● **DATA SEGMENT**
# # # # #
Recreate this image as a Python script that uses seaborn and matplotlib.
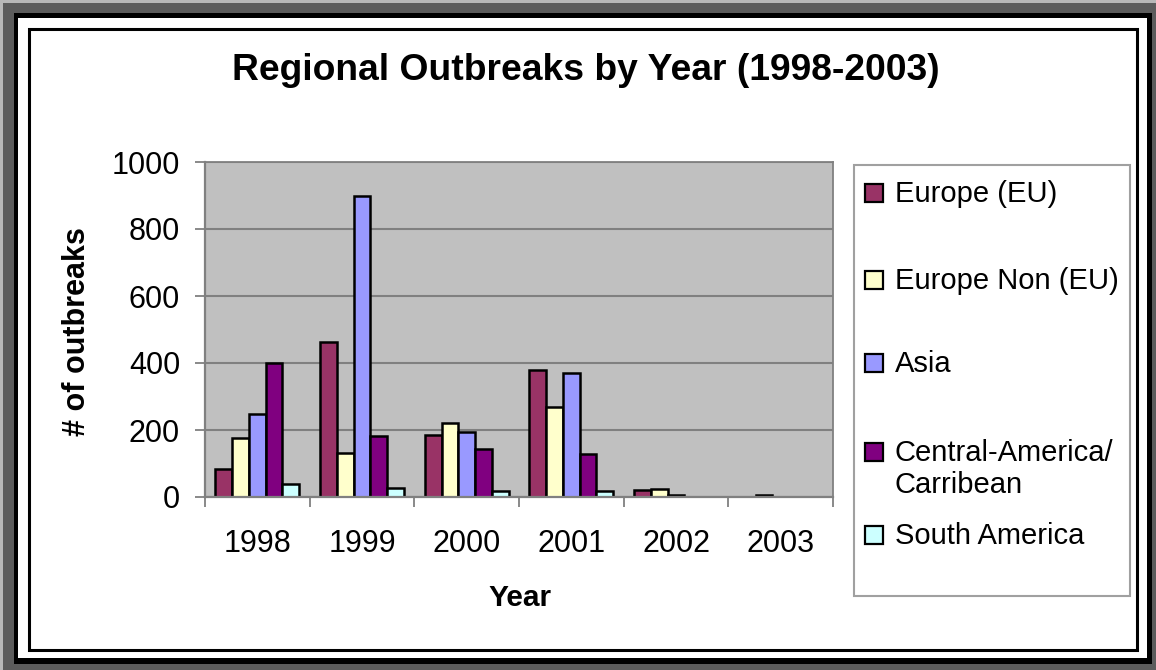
import matplotlib
matplotlib.use("Agg")
import matplotlib.pyplot as plt
from matplotlib.patches import Rectangle
import numpy as np
import pandas as pd
import seaborn as sns

sns.set_theme(style="whitegrid")
plt.rcParams['font.family'] = ['Liberation Sans', 'DejaVu Sans']
plt.rcParams['text.color'] = 'black'

years = ['1998', '1999', '2000', '2001', '2002', '2003']
regions = ['Europe (EU)', 'Europe Non (EU)', 'Asia', 'Central-America/\nCarribean', 'South America']
europe_eu = [85, 463, 186, 380, 20, 0]
europe_non_eu = [175, 132, 221, 269, 25, 6]
asia = [249, 899, 194, 370, 6, 0]
central_america = [401, 181, 144, 127, 0, 0]
south_america = [40, 27, 18, 18, 0, 0]
colors = ['#993366', '#FFFFCC', '#9999FF', '#800080', '#CCFFFF']

rows = []
for reg, vals in zip(regions, [europe_eu, europe_non_eu, asia, central_america, south_america]):
    for yr, v in zip(years, vals):
        rows.append({'Year': yr, 'Region': reg, 'Outbreaks': v})
df = pd.DataFrame(rows)

W, H = 1156, 670
fig = plt.figure(figsize=(W / 100, H / 100), dpi=100, facecolor='#5c5c5c')


def px_box(x0, y0, x1, y1):
    # pixel box (top-left origin) -> figure fraction rect
    return (x0 / W, 1 - y1 / H), (x1 - x0) / W, (y1 - y0) / H


# frame decoration
for (x0, y0, x1, y1), fc in [((0, 0, W, 3), '#b8b8b8'), ((0, 0, 3, H), '#b8b8b8'),
                             ((14, 13, 1152, 664), 'black'), ((18, 18, 1147, 658), 'white')]:
    xy, w, h = px_box(x0, y0, x1, y1)
    fig.patches.append(Rectangle(xy, w, h, transform=fig.transFigure, facecolor=fc,
                                 edgecolor='none', zorder=-10))
xy, w, h = px_box(29, 29, 1137, 650)
fig.patches.append(Rectangle(xy, w, h, transform=fig.transFigure, facecolor='none',
                             edgecolor='black', lw=2.2, zorder=-5))
# legend frame
xy, w, h = px_box(854, 165, 1130, 596)
fig.patches.append(Rectangle(xy, w, h, transform=fig.transFigure, facecolor='none',
                             edgecolor='#a0a0a0', lw=1.5, zorder=-5))

ax = fig.add_axes([205 / W, 1 - 497 / H, (833 - 205) / W, (497 - 162) / H])
ax.set_facecolor('#C0C0C0')
sns.barplot(data=df, x='Year', y='Outbreaks', hue='Region', hue_order=regions,
            palette=colors, edgecolor='black', linewidth=1.8, width=0.8,
            saturation=1, legend=False, ax=ax)

ax.set_ylim(0, 1000)
ax.set_yticks(np.arange(0, 1001, 200))
ax.set_xlim(-0.5, 5.5)
ax.grid(axis='y', color='#808080', lw=1.5)
ax.grid(axis='x', visible=False)
ax.set_axisbelow(True)
for s in ax.spines.values():
    s.set_color('#808080')
    s.set_linewidth(1.3)
ax.spines['left'].set_linewidth(1.6)
ax.spines['bottom'].set_linewidth(1.6)

ax.tick_params(axis='y', left=True, length=7, width=1.3, color='#808080',
               labelsize=22, pad=11, labelcolor='black')
ax.tick_params(axis='x', which='major', length=0, labelsize=22, pad=23, labelcolor='black')
ax.set_xticks(np.arange(-0.5, 5.6, 1), minor=True)
ax.tick_params(axis='x', which='minor', bottom=True, length=7, width=1.3, color='#808080')
ax.set_xlabel('')
ax.set_ylabel('')

fig.text(586 / W, 1 - 70 / H, 'Regional Outbreaks by Year (1998-2003)', fontsize=26.8,
         fontweight='bold', ha='center', va='center')
fig.text(77 / W, 1 - 332 / H, '# of outbreaks', fontsize=22, fontweight='bold',
         rotation=90, ha='center', va='center')
fig.text(520 / W, 1 - 598 / H, 'Year', fontsize=21.5, fontweight='bold',
         ha='center', va='center')

# legend, Excel-style placement of entries
entry_y = [193, 280, 363, 452, 535]
for reg, col, yc in zip(regions, colors, entry_y):
    xy, w, h = px_box(865, yc - 9, 883, yc + 9)
    fig.patches.append(Rectangle(xy, w, h, transform=fig.transFigure, facecolor=col,
                                 edgecolor='black', lw=1.6))
    fig.text(895 / W, 1 - (yc - 13) / H, reg, fontsize=21, ha='left', va='top',
             linespacing=1.2)

fig.savefig('out.png', dpi=100, facecolor=fig.get_facecolor())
# # # # #
● **EXERCISE BRIEF**
Leave out the pictures and repeat the lines from the start of the material through the line with "return (x0 /", inclusive.

● **TASK ANSWER**
Recreate this image as a Python script that uses seaborn and matplotlib.
import matplotlib
matplotlib.use("Agg")
import matplotlib.pyplot as plt
from matplotlib.patches import Rectangle
import numpy as np
import pandas as pd
import seaborn as sns

sns.set_theme(style="whitegrid")
plt.rcParams['font.family'] = ['Liberation Sans', 'DejaVu Sans']
plt.rcParams['text.color'] = 'black'

years = ['1998', '1999', '2000', '2001', '2002', '2003']
regions = ['Europe (EU)', 'Europe Non (EU)', 'Asia', 'Central-America/\nCarribean', 'South America']
europe_eu = [85, 463, 186, 380, 20, 0]
europe_non_eu = [175, 132, 221, 269, 25, 6]
asia = [249, 899, 194, 370, 6, 0]
central_america = [401, 181, 144, 127, 0, 0]
south_america = [40, 27, 18, 18, 0, 0]
colors = ['#993366', '#FFFFCC', '#9999FF', '#800080', '#CCFFFF']

rows = []
for reg, vals in zip(regions, [europe_eu, europe_non_eu, asia, central_america, south_america]):
    for yr, v in zip(years, vals):
        rows.append({'Year': yr, 'Region': reg, 'Outbreaks': v})
df = pd.DataFrame(rows)

W, H = 1156, 670
fig = plt.figure(figsize=(W / 100, H / 100), dpi=100, facecolor='#5c5c5c')


def px_box(x0, y0, x1, y1):
    # pixel box (top-left origin) -> figure fraction rect
    return (x0 / W, 1 - y1 / H), (x1 - x0) / W, (y1 - y0) / H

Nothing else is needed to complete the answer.